While the Irish Heritage Theatre's (IHT) mission proclaims devotion to classic Irish theater, the company is also willing to discover lesser-known plays, such as Brian Friel's Making History. It presented a fine rendition of Friel's Molly Sweeney last fall, and no doubt has his often-performed Dancing at Lughnasa and Philadelphia, Here I Come! on its short list. Making History, though, remains an overlooked gem, and we might not have another opportunity to see it for a long, long time.
History in the making
Unlike Irish audiences, we in the United States are less familiar with this moment in history. I thought a program note would come in handy, but IHT doesn’t even tell us the year — and that’s okay. We’re told Act I occurs before the 1601 Siege of Kinsale and Act II, after; the play provides the details. Friel’s focus is not on major historical events but on how the characters view themselves within them.
And what characters! Hugh O’Neill, Earl of Tyrone, is Ireland’s would-be ruler — if the island’s tribes could only agree to follow one. Ethan Lipkin’s O’Neill makes a physically imposing chief, with the staunchness and stamina to bellow and rage and the brave romanticism to marry a Protestant, young Mabel Bagenal (Stephanie Iozzia), without telling his allies. “We must assess the political and religious implications of this new situation,” Peter Lombard (John Cannon), leader of Ireland’s Catholics, remarks dryly. He’s a fascinating cleric whose writings will later literally define history.
We see Mabel too briefly, but she profoundly affects O’Neill and Ireland’s history. “I’m only 50 miles away from home,” she observes. “But I feel very far away from everything I know.” Her presence complicates a difficult maneuver, as O’Neill enlists Spain’s help against England’s Queen Elizabeth I; her devotion and fortitude support, yet also test, O’Neill. “It’s not Spain’s war,” she tells him bluntly. “It’s your war.” Iozzia, and Friel, make her a strong, modern woman.
Also involved are Mabel’s distrustful sister Mary (Melissa Amilani); the mercurial Hugh O’Donnell, Earl of Tryconnell (Kevin Rodden); and Harry Hovedon, O’Neill’s private secretary (Bob Weick). Director Peggy Mecham inspires strong performances from all in talk-heavy roles, and quality from Teddy Mosoeanu’s solid set and Michelle Mercier’s period costumes. History’s bloody action occurs elsewhere. In Making History’s dark rooms, though, history is written.
A play for today
That’s why Making History holds up nearly 30 years after Friel (1929–2015) wrote it for the company he founded, Field Day.

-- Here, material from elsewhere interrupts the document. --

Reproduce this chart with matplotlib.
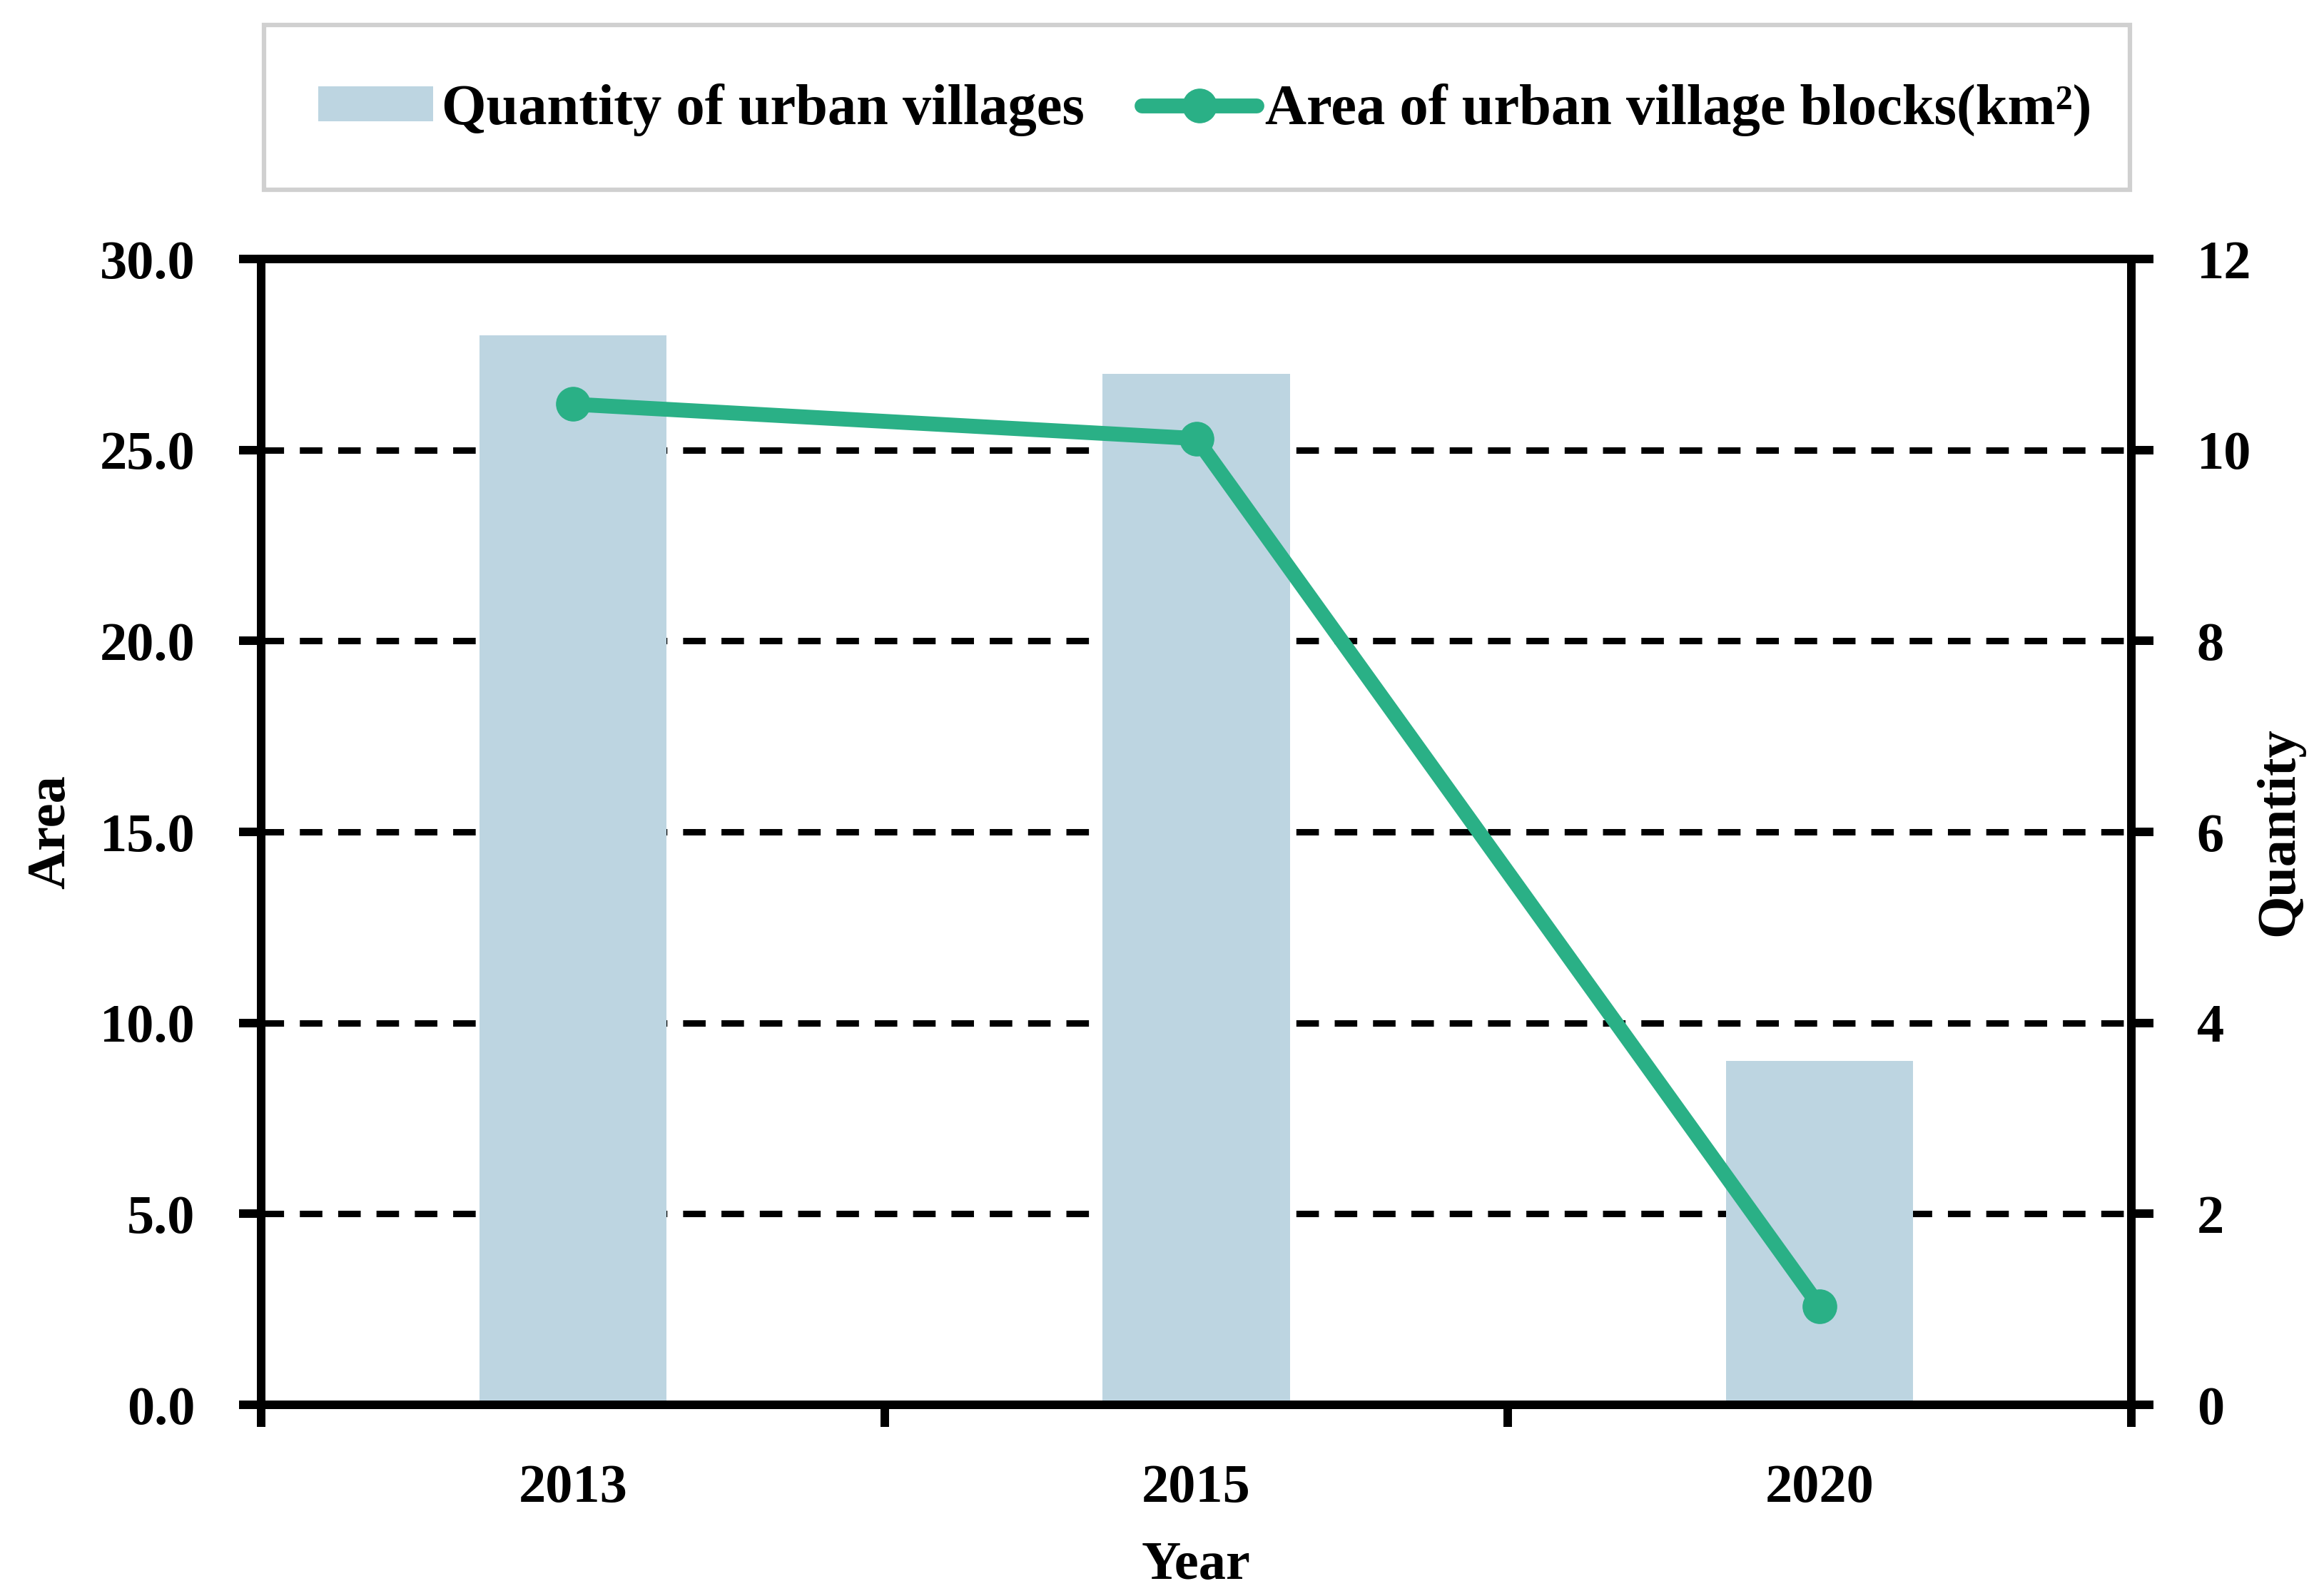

In the play’s final scene, years after O’Neill’s forced exile in Rome, he frets over history’s judgment, which Bishop Lombard is writing. “History is simply stories,” the priest notes. “How many heroes can one history accommodate?”
Making History includes much of what we expect in an Irish play — drinking, blarney, emotional extremes — but also questions our assumptions about history and how it continues to be written and rewritten. History isn’t a rock but an ocean, constantly changing shape, hiding and revealing details, impossible to keep still.